Challenge: From the data that follows, copy every line holding the string "full".

Items from a dataset

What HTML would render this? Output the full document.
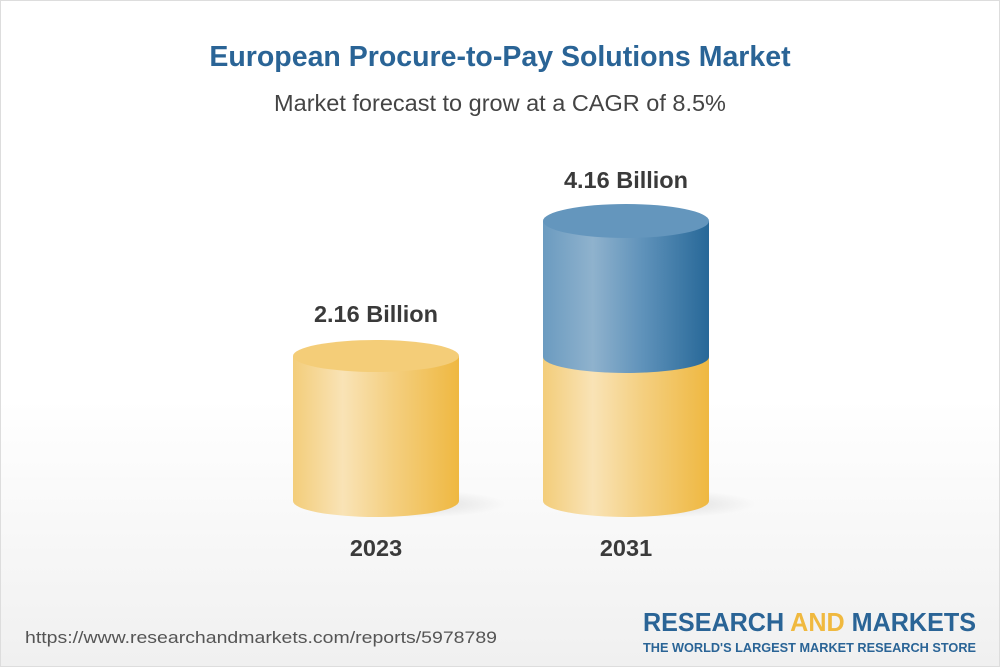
<!DOCTYPE html>
<html><head><style>
body{margin:0;}
.w{width:998px;height:665px;border:1px solid #ddd;position:relative;overflow:hidden;background:linear-gradient(#fff 0%,#fff 60%,#f0f0f0 100%);font-family:"Liberation Sans",Arial,sans-serif;}
.t{position:absolute;left:0;width:100%;text-align:center;}
</style></head><body><div class="w">
<div class="t" style="top:40px;font-size:28.5px;font-weight:bold;color:#2a6496;">European Procure-to-Pay Solutions Market</div>
<div class="t" style="top:89px;font-size:23.5px;color:#444;">Market forecast to grow at a CAGR of 8.5%</div>
<svg width="1000" height="667" style="position:absolute;left:0;top:0">
<defs>
<linearGradient id="y" x1="0" x2="1"><stop offset="0" stop-color="#f3cd7a"/><stop offset="0.3" stop-color="#f9e3b6"/><stop offset="0.6" stop-color="#f4cf80"/><stop offset="1" stop-color="#efb841"/></linearGradient>
<linearGradient id="b" x1="0" x2="1"><stop offset="0" stop-color="#6b9bc0"/><stop offset="0.3" stop-color="#8fb2cd"/><stop offset="0.6" stop-color="#5f92ba"/><stop offset="1" stop-color="#276898"/></linearGradient>
<radialGradient id="sh"><stop offset="0" stop-color="#000" stop-opacity="0.12"/><stop offset="1" stop-color="#000" stop-opacity="0"/></radialGradient>
</defs>
<ellipse cx="410" cy="503" rx="95" ry="14" fill="url(#sh)"/>
<ellipse cx="660" cy="503" rx="95" ry="14" fill="url(#sh)"/>
<path d="M292 355 V500 A83 16 0 0 0 458 500 V355 Z" fill="url(#y)"/>
<ellipse cx="375" cy="355" rx="83" ry="16" fill="#f4cd78"/>
<path d="M542 356 V500 A83 16 0 0 0 708 500 V356 Z" fill="url(#y)"/>
<path d="M542 220 V356 A83 16 0 0 0 708 356 V220 Z" fill="url(#b)"/>
<ellipse cx="625" cy="220" rx="83" ry="17" fill="#6496bd"/>
<g font-family="Liberation Sans,sans-serif" font-weight="bold" fill="#3a3a3a" font-size="23.5" text-anchor="middle">
<text x="375" y="321">2.16 Billion</text>
<text x="625" y="187">4.16 Billion</text>
<text x="375" y="555">2023</text>
<text x="625" y="555">2031</text>
</g>
<text x="24" y="642" font-size="17" fill="#555" font-family="Liberation Sans,sans-serif" textLength="472" lengthAdjust="spacingAndGlyphs">https://www.researchandmarkets.com/reports/5978789</text>
<text x="975" y="630" text-anchor="end" font-size="26" font-weight="bold" fill="#2a6496" font-family="Liberation Sans,sans-serif" textLength="333" lengthAdjust="spacingAndGlyphs">RESEARCH <tspan fill="#f0b93f">AND</tspan> MARKETS</text>
<text x="975" y="651" text-anchor="end" font-size="13" font-weight="bold" fill="#2a6496" font-family="Liberation Sans,sans-serif" textLength="333" lengthAdjust="spacingAndGlyphs">THE WORLD'S LARGEST MARKET RESEARCH STORE</text>
</svg>
</div></body></html>
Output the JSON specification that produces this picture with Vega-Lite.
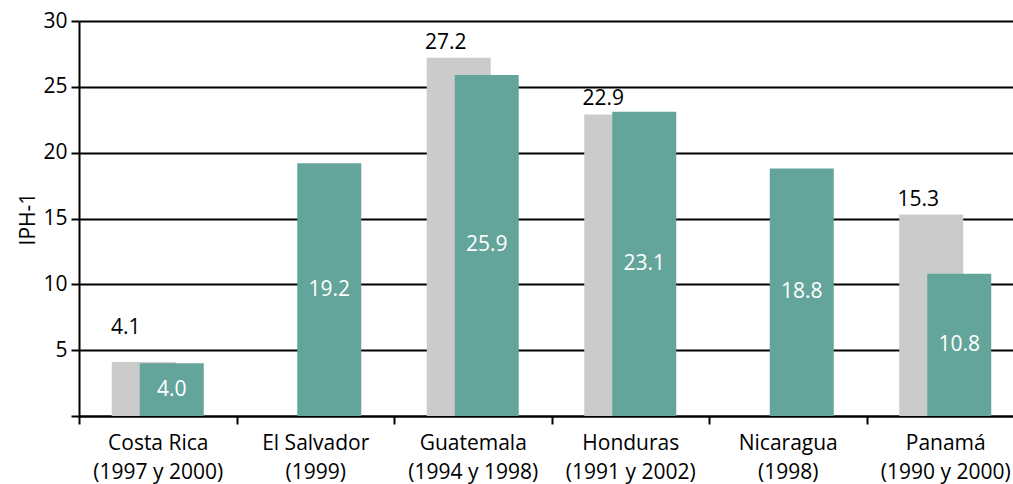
{
  "$schema": "https://vega.github.io/schema/vega-lite/v6.json",
  "width": 934,
  "height": 395,
  "autosize": {"type": "none"},
  "padding": {"left": 79, "top": 21, "right": 0, "bottom": 68},
  "background": "white",
  "config": {
    "view": {"stroke": null},
    "font": "Open Sans",
    "text": {"font": "Open Sans"}
  },
  "data": {
    "values": [
      {"pais": "Costa Rica\n(1997 y 2000)", "serie": "anterior", "valor": 4.1},
      {"pais": "Costa Rica\n(1997 y 2000)", "serie": "reciente", "valor": 4.0},
      {"pais": "El Salvador\n(1999)", "serie": "reciente", "valor": 19.2},
      {"pais": "Guatemala\n(1994 y 1998)", "serie": "anterior", "valor": 27.2},
      {"pais": "Guatemala\n(1994 y 1998)", "serie": "reciente", "valor": 25.9},
      {"pais": "Honduras\n(1991 y 2002)", "serie": "anterior", "valor": 22.9},
      {"pais": "Honduras\n(1991 y 2002)", "serie": "reciente", "valor": 23.1},
      {"pais": "Nicaragua\n(1998)", "serie": "reciente", "valor": 18.8},
      {"pais": "Panamá\n(1990 y 2000)", "serie": "anterior", "valor": 15.3},
      {"pais": "Panamá\n(1990 y 2000)", "serie": "reciente", "valor": 10.8}
    ]
  },
  "encoding": {
    "x": {
      "field": "pais",
      "type": "nominal",
      "sort": ["Costa Rica\n(1997 y 2000)", "El Salvador\n(1999)", "Guatemala\n(1994 y 1998)", "Honduras\n(1991 y 2002)", "Nicaragua\n(1998)", "Panamá\n(1990 y 2000)"],
      "scale": {"range": [0, 945], "paddingInner": 0, "paddingOuter": 0},
      "axis": {
        "title": null,
        "labelAngle": 0,
        "labelExpr": "split(datum.label, '\\n')",
        "tickBand": "extent",
        "tickSize": 8,
        "tickWidth": 2,
        "tickColor": "black",
        "domainColor": "black",
        "domainWidth": 2,
        "labelFontSize": 21,
        "labelColor": "black",
        "labelLineHeight": 29,
        "labelPadding": 8,
        "grid": false
      }
    }
  },
  "layer": [
    {
      "transform": [{"filter": "datum.serie == 'anterior'"}],
      "mark": {"type": "bar", "width": 64, "xOffset": -14, "color": "#cbcbcb"},
      "encoding": {
        "y": {
          "field": "valor",
          "type": "quantitative",
          "scale": {"domain": [0, 30], "nice": false},
          "axis": {
            "values": [0, 5, 10, 15, 20, 25, 30],
            "labelExpr": "datum.value == 0 ? '' : datum.label",
            "grid": true,
            "gridColor": "black",
            "gridWidth": 2,
            "gridOpacity": 1,
            "domainColor": "black",
            "domainWidth": 2,
            "tickColor": "black",
            "tickWidth": 2,
            "tickSize": 8,
            "labelFontSize": 21,
            "labelColor": "black",
            "labelPadding": 4,
            "title": "IPH-1",
            "titleFontSize": 21,
            "titleFontWeight": "normal",
            "titleColor": "black",
            "titlePadding": 4
          }
        }
      }
    },
    {
      "transform": [{"filter": "datum.serie == 'reciente'"}],
      "mark": {"type": "bar", "width": 64, "xOffset": 14, "color": "#64a59b"},
      "encoding": {
        "y": {
          "field": "valor",
          "type": "quantitative",
          "scale": {"domain": [0, 30], "nice": false},
          "axis": null
        }
      }
    },
    {
      "transform": [{"filter": "datum.serie == 'anterior' && datum.valor > 5"}],
      "mark": {"type": "text", "dx": -27, "dy": -5, "baseline": "bottom", "align": "center", "fontSize": 21, "color": "black"},
      "encoding": {
        "y": {
          "field": "valor",
          "type": "quantitative",
          "scale": {"domain": [0, 30], "nice": false},
          "axis": null
        },
        "text": {"field": "valor", "type": "quantitative", "format": ".1f"}
      }
    },
    {
      "transform": [{"filter": "datum.serie == 'anterior' && datum.valor <= 5"}],
      "mark": {"type": "text", "dx": -32, "dy": -24, "baseline": "bottom", "align": "center", "fontSize": 21, "color": "black"},
      "encoding": {
        "y": {
          "field": "valor",
          "type": "quantitative",
          "scale": {"domain": [0, 30], "nice": false},
          "axis": null
        },
        "text": {"field": "valor", "type": "quantitative", "format": ".1f"}
      }
    },
    {
      "transform": [{"filter": "datum.serie == 'reciente'"}],
      "mark": {"type": "text", "dx": 14, "baseline": "middle", "align": "center", "fontSize": 21, "color": "white"},
      "encoding": {
        "y": {
          "field": "valor",
          "type": "quantitative",
          "scale": {"domain": [0, 60], "nice": false},
          "axis": null
        },
        "text": {"field": "valor", "type": "quantitative", "format": ".1f"}
      }
    }
  ],
  "resolve": {"scale": {"y": "independent"}}
}
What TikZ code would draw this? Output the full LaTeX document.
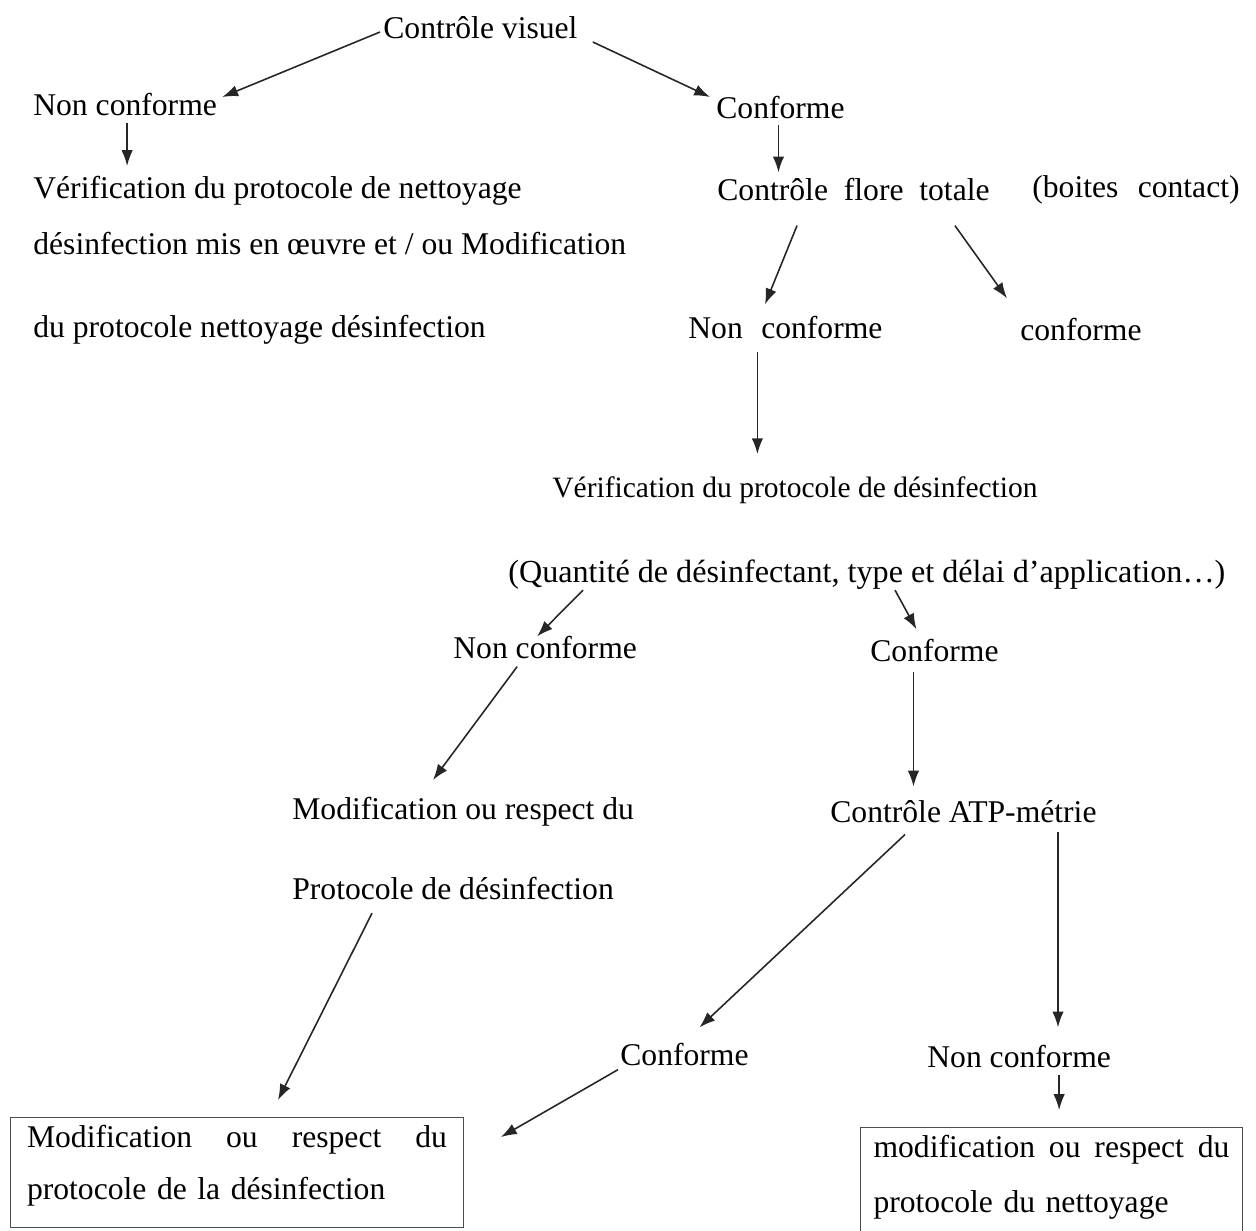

Written answer:
What HTML would render this? Output the full document.
What TikZ code would draw this? Output the full LaTeX document.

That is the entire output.